Down in the mosh pit, ys asks a question about the Dalrock blog. I hesitate to make another blog the focus of this one, but I think there are a number of important lessons in a general survey of what I’ve seen transpire over the last decade.
Boxer, you seem to have been reading him from nearly the beginning. In your estimation, when did he take off or become popular? Was it a post or two, or was it just a slow build over time?
About fifteen years ago, I was having a difficult time with a girl named Elise. I was fucking Elise, was largely monogamous, and I had convinced myself that Elise was “the one.” My background was sadly typical. I had grown up the child of divorced parents, and had convinced myself not only that a successful marriage was possible, but that I was the one man I knew, in current year, who would find one. At the time of my girlfriend hassles, I was working my way through a very rigorous graduate program, and I just couldn’t believe that I wasn’t able to juggle all the work and books and somehow manage to keep this wimminz happy.
The first self-help book I bought was Robert Glover‘s No More Mr. Nice Guy, which featured an internet self-help forum. It was not long after reading this book that I:
a. broke up with troublemaking girlfriend, and
b. reconnected with my own father.
I don’t know, in hindsight, which was more difficult to do, but I’m incredibly grateful to the advice I got from Glover’s book, which helped me do both.
Around this time I found a number of “game” fora, which seemed like a melange of snake-oil salesmanship coupled with things which I had found obvious since I was a teenager. It would be later that I’d realize I had stumbled into my own knowledge of picking up skanks through a series of happy accidents (combined with a don’t care attitude as a kid, which allowed for experimentation.)
Around 2009 I started becoming interested in Roissy, largely because I outgrew my childish narcissism, and came to sympathize with the brothers who were too shy or autistic to do what I had been doing, namely just putting some crude moves on whatever skank I found attractive at the moment. Such men were deeply unhappy, and their struggles seemed to mirror men I knew in my daily life. After Roissy, I found Welmer’s Spearhead blog, and after this, I found Dalrock.
It was some time after finding the Dalrock blog that I found his work trolling Yahoo!
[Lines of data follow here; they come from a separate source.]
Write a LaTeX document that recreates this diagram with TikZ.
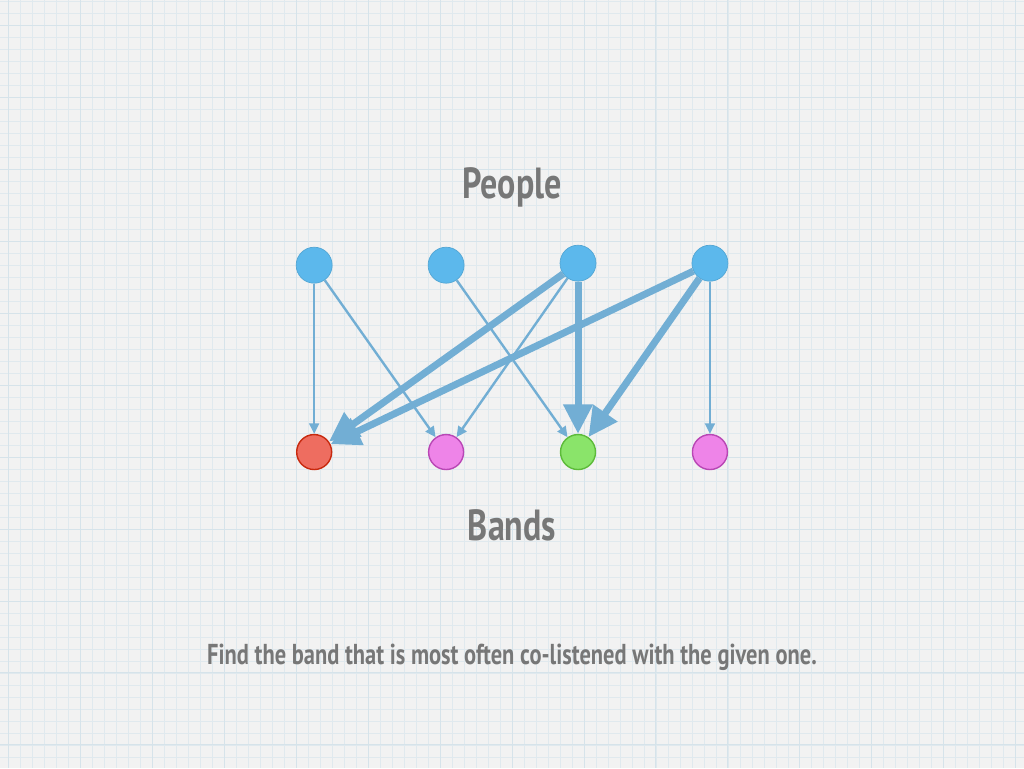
\documentclass[tikz,border=0pt]{standalone}
\usepackage{fontspec}
\usepackage{tikz}
\usetikzlibrary{positioning}
\usetikzlibrary{arrows.meta}
\newfontfamily\handfont[FakeStretch=0.78]{PT Sans}
\definecolor{paper}{HTML}{F2F2F2}
\definecolor{gridminor}{HTML}{E0E9EE}
\definecolor{gridmajor}{HTML}{D6E3EA}
\definecolor{personblue}{HTML}{5CB8EC}
\definecolor{edgeblue}{HTML}{72AED4}
\definecolor{inkgray}{HTML}{777777}
\definecolor{givenred}{HTML}{EE6D60}
\definecolor{givenrim}{HTML}{C8290E}
\definecolor{otherpink}{HTML}{EE84E8}
\definecolor{otherrim}{HTML}{B947B5}
\definecolor{bestgreen}{HTML}{8AE46A}
\definecolor{bestrim}{HTML}{5DBB3A}
\tikzset {
  x=0.025cm, y=-0.025cm,
  node distance={3.3cm},
  % listeners
  person/.style = {draw=personblue!90!black, fill=personblue, circle, minimum size=0.9cm, inner sep=0pt, line width=0.5pt},
  % bands
  band/.style = {circle, minimum size=0.875cm, inner sep=0pt, line width=1pt},
  given/.style = {band, draw=givenrim, fill=givenred},
  other/.style = {band, draw=otherrim, fill=otherpink},
  best/.style = {band, draw=bestrim, fill=bestgreen},
  % edges: single listener and shared listeners
  listen/.style = {edgeblue, line width=1.7pt, -{Triangle[length=7.5pt, width=7pt]}},
  colisten/.style = {edgeblue, line width=5pt, -{Triangle[length=21pt, width=20pt]}},
  title/.style = {text=inkgray, font=\handfont\bfseries\fontsize{31}{36}\selectfont},
}

\begin{document}
\begin{tikzpicture}
        % graph paper
        \fill[paper] (0,0) rectangle (1024,768);
        \foreach \x in {8,20,...,1016} \draw[gridminor, line width=0.4pt] (\x,0) -- (\x,768);
        \foreach \y in {1,13,...,767} \draw[gridminor, line width=0.4pt] (0,\y) -- (1024,\y);
        \foreach \x in {8,80,...,1016} \draw[gridmajor, line width=0.6pt] (\x,0) -- (\x,768);
        \foreach \y in {25,97,...,767} \draw[gridmajor, line width=0.6pt] (0,\y) -- (1024,\y);
        \useasboundingbox (0,0) rectangle (1024,768);

        \node[person] (p1) at (314,265) {};
        \node[person] (p2) [right of=p1] {};
        \node[person] (p3) [right of=p2, yshift=0.05cm] {};
        \node[person] (p4) [right of=p3] {};

        \node[given] (b1) at (314,452) {};
        \node[other] (b2) [right of=b1] {};
        \node[best] (b3) [right of=b2] {};
        \node[other] (b4) [right of=b3] {};

        \node[title] (people) at (512,187) {People};
        \node[title] (bands) at (512,525) {Bands};
        \node[text=inkgray, font=\handfont\bfseries\fontsize{20.5}{24}\selectfont] (caption) at (512,657) {Find the band that is most often co-listened with the given one.};

        \draw [listen] (p1) -- (b1);
        \draw [listen] (p1) -- (b2);
        \draw [listen] (p2) -- (b3);
        \draw [listen] (p3) -- (b2);
        \draw [listen] (p4) -- (b4);
        \draw [colisten] (p3) -- (b1);
        \draw [colisten] (p4) -- (b1);
        \draw [colisten] (p3) -- (b3);
        \draw [colisten] (p4) -- (b3);
      \end{tikzpicture}
\end{document}
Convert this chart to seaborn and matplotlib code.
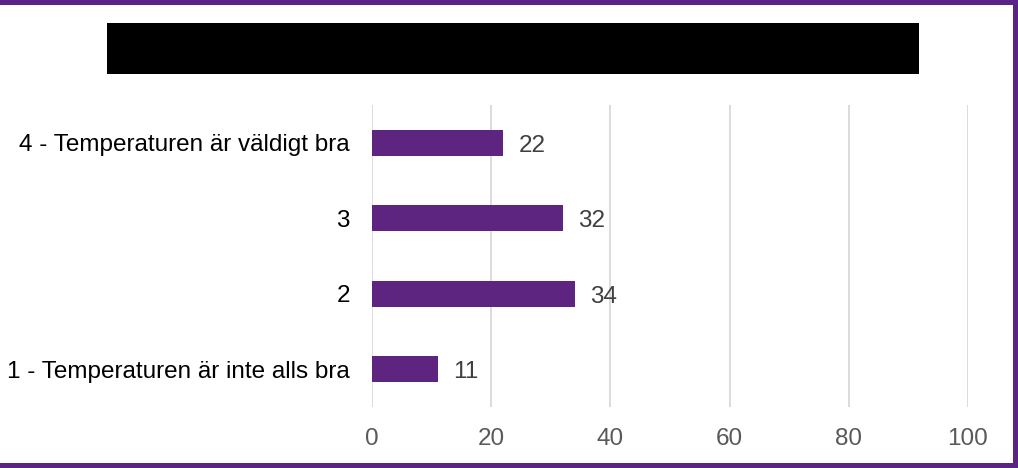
import matplotlib
matplotlib.use("Agg")
import matplotlib.pyplot as plt
import matplotlib.patches as mpatches
import seaborn as sns
import pandas as pd

categories = [
    "4 - Temperaturen är väldigt bra",
    "3",
    "2",
    "1 - Temperaturen är inte alls bra",
]
values = [22, 32, 34, 11]
x_ticks = [0, 20, 40, 60, 80, 100]

bar_color = "#5E2580"
frame_color = "#5B2386"

sns.set_theme(style="white")
plt.rcParams["font.family"] = ["Liberation Sans", "DejaVu Sans"]

df = pd.DataFrame({"category": categories, "value": values})

fig = plt.figure(figsize=(10.18, 4.68), dpi=100)
W, H = 1018, 468
ax = fig.add_axes([372 / W, 1 - 407 / H, (968 - 372) / W, (407 - 105) / H])

sns.barplot(data=df, x="value", y="category", orient="h", color=bar_color,
            saturation=1, width=0.345, ax=ax, edgecolor="none")

ax.set_xlim(0, 100)
ax.set_ylim(3.5, -0.5)
ax.set_xticks(x_ticks)
ax.set_xticklabels([str(t) for t in x_ticks], fontsize=17.5, color="#595959")
ax.tick_params(axis="x", length=0, pad=15)
ax.tick_params(axis="y", length=0, pad=16, labelsize=17.5, labelcolor="#000000")
ax.set_xlabel("")
ax.set_ylabel("")
ax.grid(axis="x", color="#D9D9D9", linewidth=1.3)
ax.set_axisbelow(True)
for s in ax.spines.values():
    s.set_visible(False)

for i, v in enumerate(values):
    ax.annotate(str(v), xy=(v, i), xytext=(11, -2), textcoords="offset points",
                va="center", ha="left", fontsize=17.5, color="#404040")

# Title band and outer frame
fig.patches.append(mpatches.Rectangle((107 / W, 1 - 74 / H), (919 - 107) / W, (74 - 23) / H,
                                      transform=fig.transFigure, facecolor="black",
                                      edgecolor="none"))
fig.patches.append(mpatches.Rectangle((0, 1 - 5 / H), 1, 5 / H, transform=fig.transFigure,
                                      facecolor=frame_color, edgecolor="none"))
fig.patches.append(mpatches.Rectangle((0, 0), 1, 5 / H, transform=fig.transFigure,
                                      facecolor=frame_color, edgecolor="none"))
fig.patches.append(mpatches.Rectangle((1 - 5 / W, 0), 5 / W, 1, transform=fig.transFigure,
                                      facecolor=frame_color, edgecolor="none"))

fig.savefig("out.png", dpi=100)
Answers. Back in the day, wimminz would post tone-deaf idiocy on this aggregator, and Dalrock had a knack of dogwhistling them into line.
The author is probably one of the best rhetoriticians we have on our side, which made his site a draw for me.
When Dalrock Became Popular
The original question ys asked had a temporal dimension which is difficult to parse. Dalrock is objectively unpopular, compared even to bit players in pop culture. I’d estimate his regular readers as maybe 200 people, and there are probably no more than a couple of thousand people, worldwide, who have ever read his work. Even so, it’s an interesting question, and I’ll attempt to answer.
Through 2012 or so, Dalrock regularly poached some of the best contributors to The Spearhead and A Voice for Men, who regged in his comments section. This was sort of a golden age, in which everyone more-or-less got along.
Between 2012 and 2015, Dalrock started trolling various wolves in sheep’s clothing, including my old friend Sheila Gregoire.
At this point, his comment section began really taking off. It also started becoming something less interesting and more imbued with groupthink. That was about the point when Cane Caldo pronounced his impotent little jihaad against Lyn87, and after this, he started going off on anyone who dared disagree with him. Eventually, Dalrock’s comments were overloaded with bile, largely written by Christians against anyone who didn’t purity-spiral themselves to heaven.
That was, not coincidentally, the point when I started this blog. I had earlier seen the dysfunction on various red pill blogs like iSteve and Roissy, and began to appreciate the linear function which seems to take hold as a blog gets more popular, and its comments get filled up with rabid yes-men and asslickers, who want to ride the coattails of better writers and thinkers. Originally, I thought I’d find a way to abate or rechannel this process, but I don’t know how to. What I’ve done with this blog is to ruthlessly cull new commenters who didn’t seem like a good fit, along with playing devil’s advocate with some of the strongest voices here (Derek, Feministhater, Sharkly…) Even when I agree with the groupthink, I don’t necessarily think it’s healthy to allow a monoculture to develop.
There were other incidents which increased his relative popularity, and these generally coincided with the author squabbling with some new population of malcontents. Dalrock gained a large number of readers in 2014, from trolling the goons over in the Atheism+ (pronounced atheismpoz) movement. You can see ya boy in the comments here…
Adam Lee’s Hysterical Campaign
In any case, I hope the story of my dance with Dalrock clarifies some general truths about blogging and popularity.